THEANO_FLAGS="contexts=dev0->cuda0;dev1->cuda1;dev2->cuda2;dev3->cuda3,floatX=float32,gpuarray.preallocate=0.8" python
>>> import theano
Using cuDNN version 5110 on context None
Preallocating 9177/11471 Mb (0.800000) on cuda0
Mapped name dev0 to device cuda0: Tesla K80 (0000:83:00.0)
Using cuDNN version 5110 on context dev1
Preallocating 9177/11471 Mb (0.800000) on cuda1
Mapped name dev1 to device cuda1: Tesla K80 (0000:84:00.0)
Using cuDNN version 5110 on context dev2
Preallocating 9177/11471 Mb (0.800000) on cuda2
Mapped name dev2 to device cuda2: Tesla K80 (0000:87:00.0)
Using cuDNN version 5110 on context dev3
Preallocating 9177/11471 Mb (0.800000) on cuda3
Mapped name dev3 to device cuda3: Tesla K80 (0000:88:00.0)

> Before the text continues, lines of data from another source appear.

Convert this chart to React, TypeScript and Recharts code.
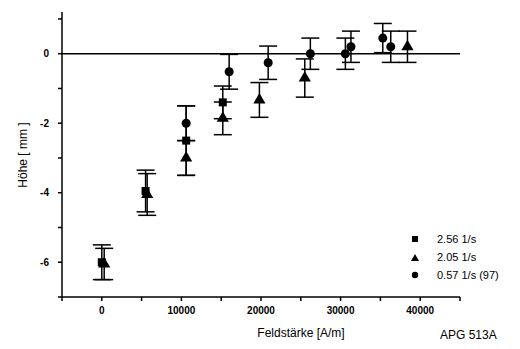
import {
  ScatterChart,
  Scatter,
  XAxis,
  YAxis,
  ZAxis,
  ErrorBar,
  ReferenceLine,
} from "recharts";

// Feldstärke [A/m] / Höhe [mm]
const squareX = [0, 5500, 10600, 15200];
const squareY = [-6.0, -3.95, -2.5, -1.4];
const squareErr = [0.5, 0.6, 1.0, 0.47];

const triangleX = [300, 5700, 10600, 15200, 19800, 25500, 38400];
const triangleY = [-6.05, -4.05, -3.0, -1.86, -1.33, -0.7, 0.2];
const triangleErr = [0.45, 0.6, 0.5, 0.47, 0.5, 0.55, 0.45];

const circleX = [10600, 16000, 20900, 26200, 30600, 31300, 35300, 36300];
const circleY = [-2.0, -0.52, -0.26, 0, 0, 0.2, 0.45, 0.2];
const circleErr = [0.5, 0.5, 0.48, 0.45, 0.45, 0.45, 0.42, 0.45];

const xTicks = [-5000, 0, 5000, 10000, 15000, 20000, 25000, 30000, 35000, 40000, 45000];
const yTicks = [-7, -6, -5, -4, -3, -2, -1, 0, 1];

const legendNames = ["2.56 1/s", "2.05 1/s", "0.57 1/s (97)"];

const toPoints = (xs: number[], ys: number[], errs: number[]) =>
  xs.map((x, i) => ({ x, y: ys[i], err: errs[i] }));

const squares = toPoints(squareX, squareY, squareErr);
const triangles = toPoints(triangleX, triangleY, triangleErr);
const circles = toPoints(circleX, circleY, circleErr);

const font = "'Liberation Sans', Arial, sans-serif";
const tickStyle = { fill: "#000", fontSize: 10, fontWeight: "bold", fontFamily: font };

export default function App() {
  return (
    <div style={{ position: "absolute", left: 0, top: 0, width: 520, height: 349, background: "#fff" }}>
      <ScatterChart width={520} height={349} margin={{ top: 12, right: 60, left: 0, bottom: 0 }}>
        <XAxis
          type="number"
          dataKey="x"
          domain={[-5000, 45000]}
          ticks={xTicks}
          allowDataOverflow
          height={52}
          stroke="#000"
          strokeWidth={1.5}
          tickSize={4}
          tickMargin={6}
          tick={tickStyle}
          tickFormatter={(v: number) => (v % 10000 === 0 ? String(v) : "")}
        />
        <YAxis
          type="number"
          dataKey="y"
          domain={[-7, 1.2]}
          ticks={yTicks}
          allowDataOverflow
          width={62}
          stroke="#000"
          strokeWidth={1.5}
          tickSize={4}
          tickMargin={9}
          tick={tickStyle}
          tickFormatter={(v: number) => (v % 2 === 0 ? String(v) : "")}
        />
        <ZAxis range={[55, 55]} />
        <ReferenceLine y={0} stroke="#000" strokeWidth={1.5} />
        <Scatter name={legendNames[0]} data={squares} shape="square" fill="#000" isAnimationActive={false}>
          <ErrorBar dataKey="err" direction="y" width={9} stroke="#000" strokeWidth={1.5} />
        </Scatter>
        <Scatter name={legendNames[1]} data={triangles} shape="triangle" fill="#000" isAnimationActive={false}>
          <ErrorBar dataKey="err" direction="y" width={9} stroke="#000" strokeWidth={1.5} />
        </Scatter>
        <Scatter name={legendNames[2]} data={circles} shape="circle" fill="#000" isAnimationActive={false}>
          <ErrorBar dataKey="err" direction="y" width={9} stroke="#000" strokeWidth={1.5} />
        </Scatter>
      </ScatterChart>
      <svg
        width={520}
        height={349}
        style={{ position: "absolute", left: 0, top: 0, pointerEvents: "none" }}
        fontFamily={font}
        fill="#000"
      >
        <text
          x={23}
          y={155}
          transform="rotate(-90 23 155)"
          textAnchor="middle"
          dominantBaseline="central"
          fontSize={12}
          fill="#000"
        >
          Höhe [ mm ]
        </text>
        <text x={301} y={333} textAnchor="middle" dominantBaseline="central" fontSize={12} fill="#000">
          Feldstärke [A/m]
        </text>
        <text x={440} y={335} dominantBaseline="central" fontSize={12} fill="#000">
          APG 513A
        </text>
        <g fontSize={11} fill="#000">
          <rect x={412} y={236} width={6} height={6} fill="#000" />
          <text x={437} y={239} dominantBaseline="central">{legendNames[0]}</text>
          <path d="M415 254 L419 261 L411 261 Z" fill="#000" />
          <text x={437} y={257} dominantBaseline="central">{legendNames[1]}</text>
          <circle cx={415} cy={275} r={3.2} fill="#000" />
          <text x={437} y={275} dominantBaseline="central">{legendNames[2]}</text>
        </g>
      </svg>
    </div>
  );
}
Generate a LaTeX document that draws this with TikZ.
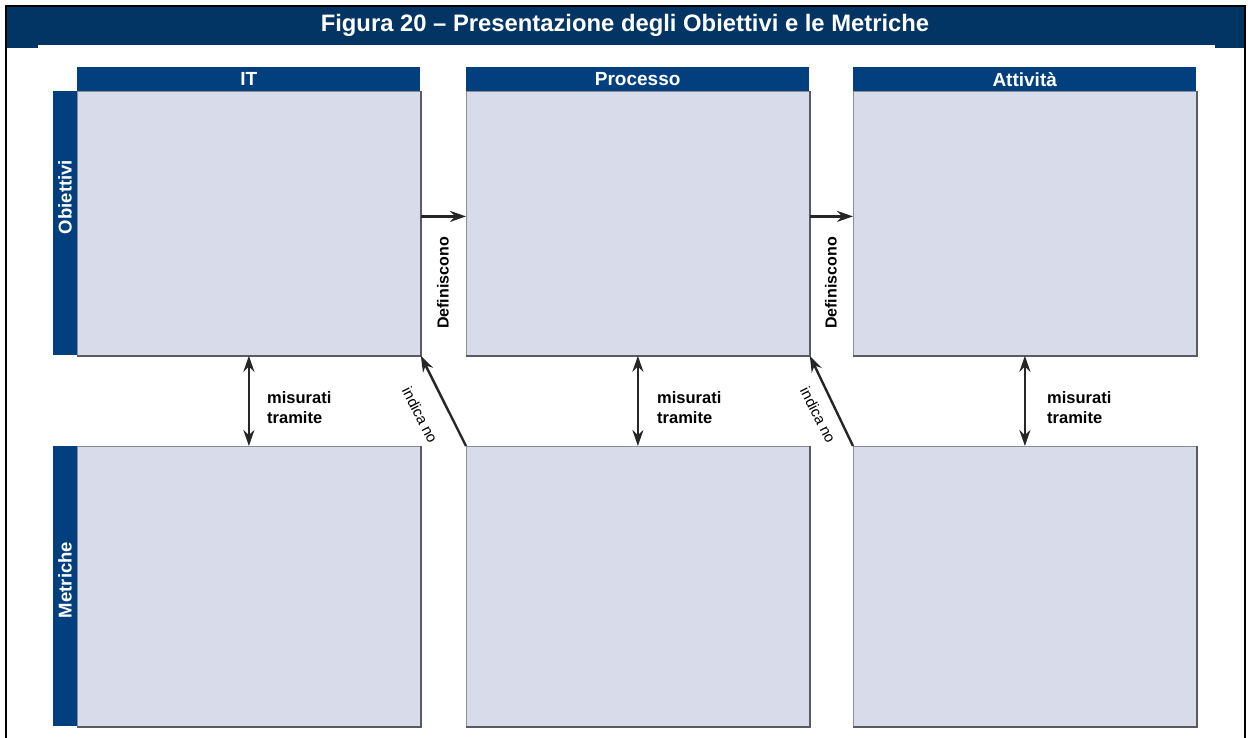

To assign computations to a specific GPU in this multi-GPU setting, the names we choose, dev0, dev1, dev2, and dev3, have been mapped to each device (cuda0, cuda1, cuda2, cuda3).

This name mapping enables to write codes that are independent of the underlying GPU assignments and libraries (CUDA or others).

To keep the current configuration flags active at every Python session or execution without using environment variables, save your configuration in the ~/.theanorc file as follows:

 [global]
 floatX = float32
 device = cuda0
 [gpuarray]
 preallocate = 1

Now you can simply run python command. You are now all set.